%%

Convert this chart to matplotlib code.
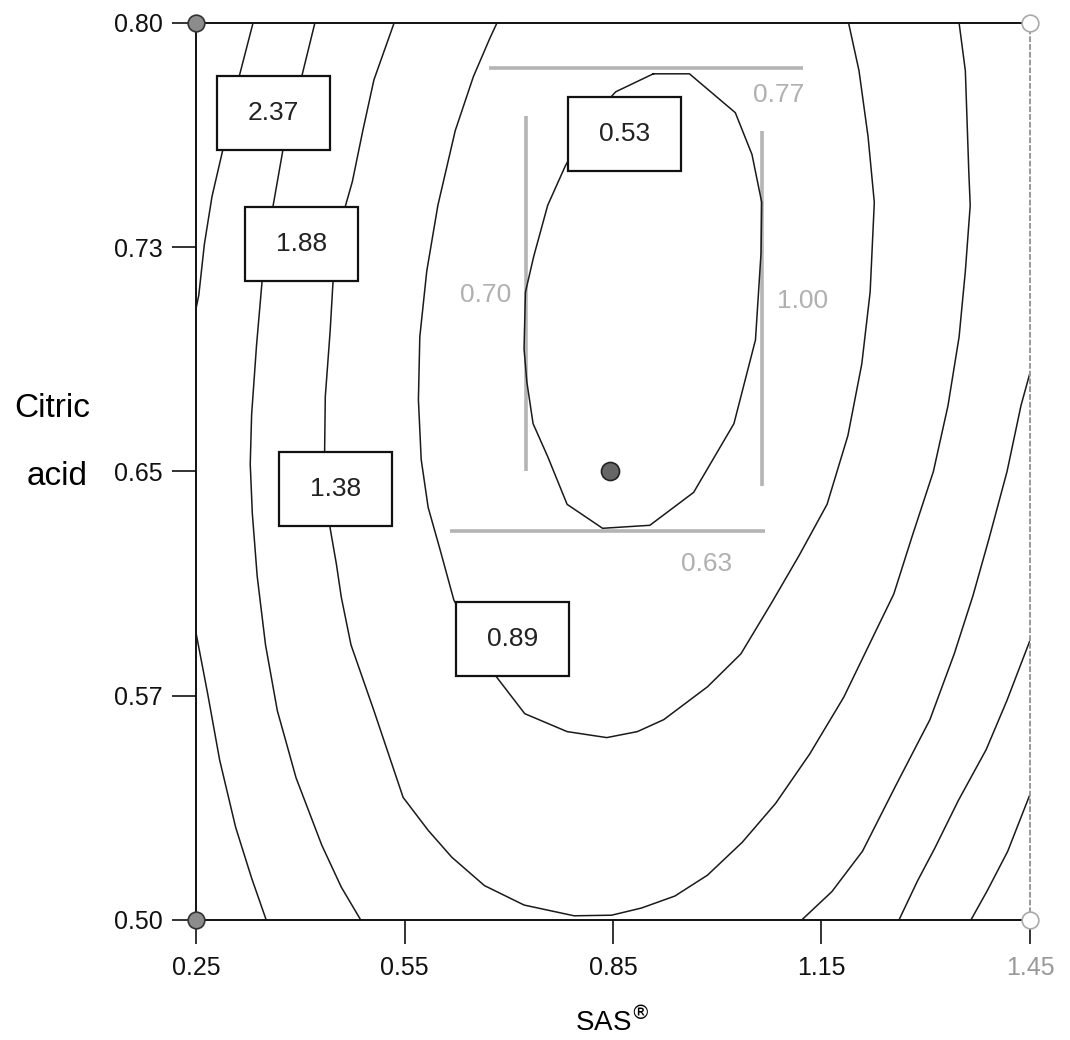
import matplotlib
matplotlib.use('Agg')
import matplotlib.pyplot as plt
from matplotlib.patches import Rectangle

plt.rcParams['font.family'] = ['Liberation Sans', 'DejaVu Sans']

# ---------------------------------------------------------------
# data (SAS on x, citric acid on y)
# ---------------------------------------------------------------
x_ticks = [0.25, 0.55, 0.85, 1.15, 1.45]
x_tick_labels = ['0.25', '0.55', '0.85', '1.15', '1.45']
y_ticks = [0.80, 0.725, 0.65, 0.575, 0.50]
y_tick_labels = ['0.80', '0.73', '0.65', '0.57', '0.50']

# contour 0.53 (closed)
c053_x = [0.908, 0.960, 1.026, 1.050, 1.064, 1.063, 1.055, 1.024, 0.966, 0.903, 0.835, 0.784,
          0.756, 0.735, 0.726, 0.722, 0.724, 0.736, 0.756, 0.781, 0.818, 0.854, 0.908]
c053_y = [0.783, 0.783, 0.770, 0.756, 0.740, 0.723, 0.694, 0.666, 0.643, 0.632, 0.631, 0.639,
          0.655, 0.666, 0.680, 0.691, 0.710, 0.722, 0.739, 0.752, 0.768, 0.777, 0.783]

# contour 0.89
c089_x = [0.683, 0.673, 0.649, 0.623, 0.598, 0.582, 0.572, 0.570, 0.574, 0.584, 0.601, 0.621,
          0.650, 0.680, 0.723, 0.784, 0.841, 0.885, 0.923, 0.986, 1.034, 1.078, 1.118, 1.158,
          1.188, 1.208, 1.220, 1.226, 1.217, 1.204, 1.189]
c089_y = [0.800, 0.795, 0.782, 0.764, 0.739, 0.717, 0.695, 0.674, 0.654, 0.638, 0.624, 0.607,
          0.594, 0.582, 0.569, 0.563, 0.561, 0.563, 0.567, 0.578, 0.589, 0.606, 0.622, 0.639,
          0.662, 0.686, 0.710, 0.740, 0.762, 0.784, 0.800]

# contour 1.38
c138_x = [0.535, 0.506, 0.490, 0.475, 0.464, 0.447, 0.443, 0.436, 0.435, 0.438, 0.443, 0.452,
          0.459, 0.473, 0.506, 0.548, 0.584, 0.618, 0.665, 0.722, 0.794, 0.848, 0.891, 0.939,
          0.986, 1.036, 1.084, 1.133, 1.182, 1.231, 1.254, 1.280, 1.311, 1.332, 1.348, 1.357,
          1.364, 1.362, 1.357, 1.348]
c138_y = [0.800, 0.781, 0.764, 0.747, 0.738, 0.713, 0.697, 0.675, 0.656, 0.645, 0.631, 0.619,
          0.608, 0.592, 0.570, 0.541, 0.530, 0.521, 0.5115, 0.505, 0.5014, 0.5016, 0.504, 0.508,
          0.515, 0.526, 0.539, 0.5555, 0.5745, 0.598, 0.609, 0.628, 0.650, 0.672, 0.695, 0.717,
          0.739, 0.750, 0.784, 0.800]

# contour 1.88 (left and right branches)
c188a_x = [0.421, 0.402, 0.375, 0.361, 0.345, 0.337, 0.330, 0.328, 0.331, 0.338, 0.350, 0.367,
           0.394, 0.431, 0.459, 0.487]
c188a_y = [0.800, 0.782, 0.7575, 0.739, 0.7135, 0.692, 0.669, 0.6525, 0.636, 0.615, 0.592, 0.570,
           0.5475, 0.525, 0.511, 0.500]
c188b_x = [1.450, 1.437, 1.417, 1.391, 1.368, 1.341, 1.306, 1.257, 1.209, 1.165, 1.1215]
c188b_y = [0.683, 0.672, 0.650, 0.6275, 0.6085, 0.589, 0.567, 0.545, 0.523, 0.5095, 0.500]

# contour 2.37 (three pieces)
c237a_x = [0.332, 0.312, 0.289, 0.273, 0.262, 0.254, 0.250]
c237a_y = [0.800, 0.782, 0.758, 0.742, 0.726, 0.709, 0.7045]
c237b_x = [0.250, 0.2665, 0.284, 0.307, 0.330, 0.351]
c237b_y = [0.596, 0.576, 0.5535, 0.531, 0.514, 0.500]
c237c_x = [1.450, 1.417, 1.387, 1.347, 1.313, 1.288, 1.2615]
c237c_y = [0.5935, 0.5735, 0.557, 0.540, 0.524, 0.513, 0.500]

# next level, lower right corner only
c286_x = [1.450, 1.418, 1.389, 1.365]
c286_y = [0.542, 0.523, 0.510, 0.500]

contours = [(c053_x, c053_y), (c089_x, c089_y), (c138_x, c138_y),
            (c188a_x, c188a_y), (c188b_x, c188b_y),
            (c237a_x, c237a_y), (c237b_x, c237b_y), (c237c_x, c237c_y),
            (c286_x, c286_y)]

# boxed contour labels
box_labels = ['2.37', '1.88', '1.38', '0.89', '0.53']
box_x = [0.361, 0.402, 0.451, 0.705, 0.866]
box_y = [0.770, 0.726, 0.644, 0.594, 0.763]

# grey limit lines and their values
lim_h_y = [0.785, 0.630]
lim_h_x0 = [0.671, 0.615]
lim_h_x1 = [1.123, 1.068]
lim_v_x = [0.725, 1.065]
lim_v_y0 = [0.650, 0.645]
lim_v_y1 = [0.769, 0.764]
lim_labels = ['0.77', '0.63', '0.70', '1.00']
lim_label_x = [1.088, 0.984, 0.666, 1.123]
lim_label_y = [0.776, 0.619, 0.709, 0.707]

# design points
corner_fill_x = [0.25, 0.25]
corner_fill_y = [0.80, 0.50]
corner_open_x = [1.45, 1.45]
corner_open_y = [0.80, 0.50]
centre_x = [0.845]
centre_y = [0.650]

# ---------------------------------------------------------------
fig = plt.figure(figsize=(10.7, 10.4), dpi=100)
ax = fig.add_axes([0.1832, 0.1154, 0.7794, 0.8625])

for cx, cy in contours:
    ax.plot(cx, cy, color='#1a1a1a', lw=1.1, zorder=2, solid_joinstyle='round')

for y, x0, x1 in zip(lim_h_y, lim_h_x0, lim_h_x1):
    ax.plot([x0, x1], [y, y], color='#b4b4b4', lw=2.6, zorder=1, solid_capstyle='butt')
for x, y0, y1 in zip(lim_v_x, lim_v_y0, lim_v_y1):
    ax.plot([x, x], [y0, y1], color='#b4b4b4', lw=2.6, zorder=1, solid_capstyle='butt')
for t, x, y in zip(lim_labels, lim_label_x, lim_label_y):
    ax.text(x, y, t, color='#b0b0b0', fontsize=19, ha='center', va='center')

bw, bh = 0.1626, 0.0248
for t, x, y in zip(box_labels, box_x, box_y):
    ax.add_patch(Rectangle((x - bw / 2, y - bh / 2), bw, bh, fc='white', ec='#111111',
                           lw=1.6, zorder=4))
    ax.text(x, y, t, fontsize=19, ha='center', va='center', color='#222222', zorder=5)

ax.plot(corner_fill_x, corner_fill_y, 'o', ms=12, mfc='#8c8c8c', mec='#333333', mew=1.2,
        clip_on=False, zorder=6)
ax.plot(corner_open_x, corner_open_y, 'o', ms=12, mfc='white', mec='#aaaaaa', mew=1.2,
        clip_on=False, zorder=6)
ax.plot(centre_x, centre_y, 'o', ms=13, mfc='#666666', mec='#222222', mew=1.2, zorder=6)

ax.set_xlim(0.25, 1.45)
ax.set_ylim(0.50, 0.80)
ax.set_xticks(x_ticks)
ax.set_xticklabels(x_tick_labels)
ax.set_yticks(y_ticks)
ax.set_yticklabels(y_tick_labels)
ax.tick_params(direction='out', length=17, width=1.2, labelsize=18, colors='#111111')
ax.tick_params(axis='x', pad=9)
ax.tick_params(axis='y', pad=7)

last = ax.xaxis.get_major_ticks()[-1]
last.tick1line.set_color('#aaaaaa')
last.label1.set_color('#999999')

for s in ['left', 'top', 'bottom']:
    ax.spines[s].set_linewidth(1.4)
    ax.spines[s].set_color('#111111')
ax.spines['right'].set_linestyle((0, (2, 2)))
ax.spines['right'].set_color('#999999')
ax.spines['right'].set_linewidth(1.4)

fig.text(612 / 1070, 1 - 1022 / 1040, 'SAS$^{\\circledR}$', fontsize=20, ha='center', va='center')
fig.text(52 / 1070, 1 - 417 / 1040, 'Citric', fontsize=24, ha='center', va='baseline')
fig.text(57 / 1070, 1 - 485 / 1040, 'acid', fontsize=24, ha='center', va='baseline')

fig.savefig('out.png', dpi=100)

%%

• **Problem statement**
Leave out the pictures and repeat exactly the lines from the start of the material through the line that contains "y_tick_labels = ['0.80', '0.73', '0.65', '0.57', '0.50']", both included.

• **Output for this exercise**
Convert this chart to matplotlib code.
import matplotlib
matplotlib.use('Agg')
import matplotlib.pyplot as plt
from matplotlib.patches import Rectangle

plt.rcParams['font.family'] = ['Liberation Sans', 'DejaVu Sans']

# ---------------------------------------------------------------
# data (SAS on x, citric acid on y)
# ---------------------------------------------------------------
x_ticks = [0.25, 0.55, 0.85, 1.15, 1.45]
x_tick_labels = ['0.25', '0.55', '0.85', '1.15', '1.45']
y_ticks = [0.80, 0.725, 0.65, 0.575, 0.50]
y_tick_labels = ['0.80', '0.73', '0.65', '0.57', '0.50']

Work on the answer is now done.